Concerned about evacuating the building, as well as what Biden’s motorcade would do to traffic from the hundreds of evacuees fleeing the fire, Biden’s staff told him he could speak for five more minutes.

Biden, however, isn’t known for brevity and he already felt bad for being late. His visit to Reno also was meant to energize Democrats, who will caucus Saturday to formally nominate Obama as the party’s candidate.

“Let me answer any question anybody asks,” he shouted.

He then launched into an extended answer to a question about the Stop Online Piracy Act as nervous audience members left the gymnasium to see a giant column of smoke towering over the school.

After saying the administration is working to negotiate a compromise on SOPA, he pivoted back to the reason for his visit. “Ask me about college,” he implored.
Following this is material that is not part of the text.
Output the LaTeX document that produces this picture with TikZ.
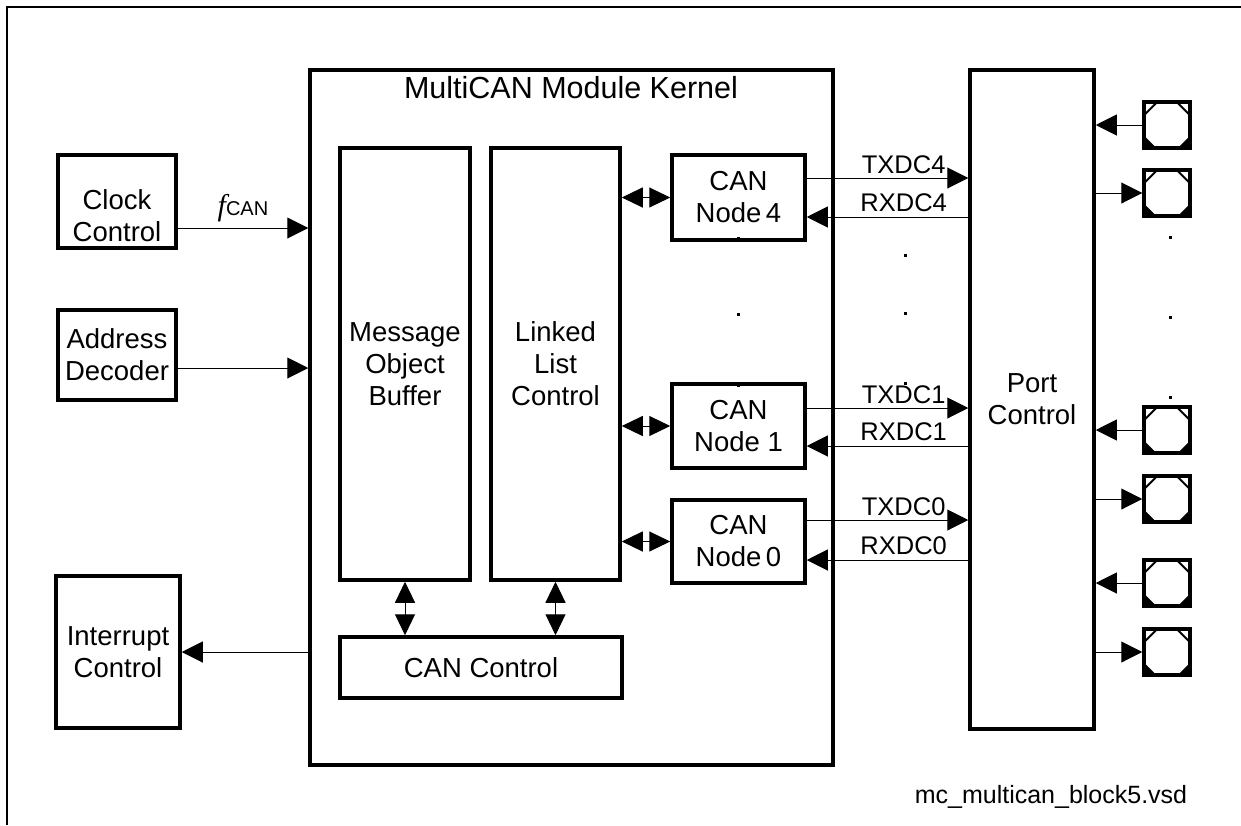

Secret Service had given him five minutes, but Biden went on for another 17. He sung the praises of community colleges. He reminded students that college is worth it even if they have to borrow to get there. At one point he literally jogged away from agents moving in on him from the edge of the stage to get one last question on the Dream Act, which would give immigrants brought to the United States illegally as children a pathway to citizenship by attending college or entering the military.

“The president and I are absolutely, positively, foursquare, for the Dream Act,” Biden said to cheers. “It makes no sense not to educate everyone in this country who is here with a college degree.”

As agents shifted uncomfortably, Biden promised to wrap up after that question.

“Did the fire marshal really say to go?” he asked the agents, who nodded emphatically. The audience, growing nervous themselves, started to chatter.

By this point the fire had exploded to nearly 3,000 acres, consumed several homes and forced the evacuation of a nearby elementary school. Most of the students at Galena had already left after taking morning final exams.

The fire was still several miles away, but high winds continued its spread. The highway out of the fire area was clogged with traffic.

However, Biden couldn’t leave without reminding the audience of the original theme of the Obama campaign. Thus, he launched into five minutes on how optimistic he is about the future of America and what makes the country great.

“Think different,” he bellowed. “Challenge orthodoxy. Challenge authority!”

To the relief of agents, he finally reached the end of his remarks.

“Do what you can,” Biden said. “Beg, borrow, don’t steal. But figure out how to get to college.”

With that, Secret Service pulled him out the door, into the smoky air and whisked him away to his next stop, in Los Angeles.